I've been a Harry Potter fan since the 3rd grade. An avid, wait in line for the books at midnight, read each book a billion times, fan. So, a couple of months ago I scooped up midnight premiere tickets online and told bf he was coming with me. Bf likes HP, but isn't crazy about it like me. He was nice enough to be willing to go anyway, so we decided to make a date night out of it.
Bf chose from the Bastille Day specials: mussels, beef tenderloin with mashed potatoes and duck pate, and an apple tart. I had the artichoke vinaigrette, Coq au vin de Bourgogne (chicken in red wine sauce) and stole a few bites of the apple tart. Our meals were amazing and I brought my camera intending to take pictures and then got so wrapped up in the food that I forgot.
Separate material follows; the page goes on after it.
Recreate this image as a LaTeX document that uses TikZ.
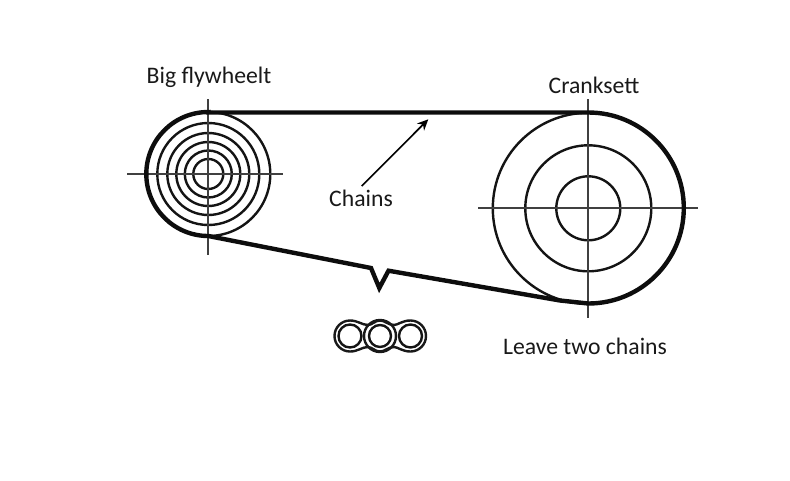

If at all possible, the restaurant ambiance and the food only made me more obsessed with visiting France.
However, as much as I enjoyed the movie, my experience was actually not as great as I had expected. I thought going the premier night and watching the movie with tons of crazy fans would really enhance my viewing experience. I was totally wrong. In fact, I think the fans really kind of ruined it for me. Let me explain, whenever there was a serious moment, someone would inevitable laugh at something that really wasn't supposed to be funny. That I could have overlooked. But what really got me was the sad parts of the film. Whenever someone died or something was going on that called for emotion, all I could hear were people crying. Now, I'm as sentimental as the next girl and have even been known to be quite the sap. I cry at the most ridiculous things and get mushy over nothing. But some of the girls in the theatre need to learn how to cry silently. I wanted to turn around and say "no one wants to hear you sob out loud". I mean really, is it that hard just to keep your mouth shut as the tears stream down your face? I don't think it is, I do it in movies often.
Maybe I'm being insensitive, but as soon as I felt myself about to cry, I'd hear a loud raspy sob from up in the theatre and I was immediately brought out of the moment. I felt sort of robbed. I wanted to have that emotional experience. I wanted to cry. I wanted to mourn the end of the last movie and what feels to me like the end of my childhood. Granted, I've technically been an adult for a while now, but I always felt like while Harry Potter was around, I still had some kid left in me. I wanted to use the tissues I brought.
Either way, you can bet I'll be watching the movie again once it comes out on DVD so I can enjoy it in the quiet of my home. Did anyone else see HP last night? What did you think?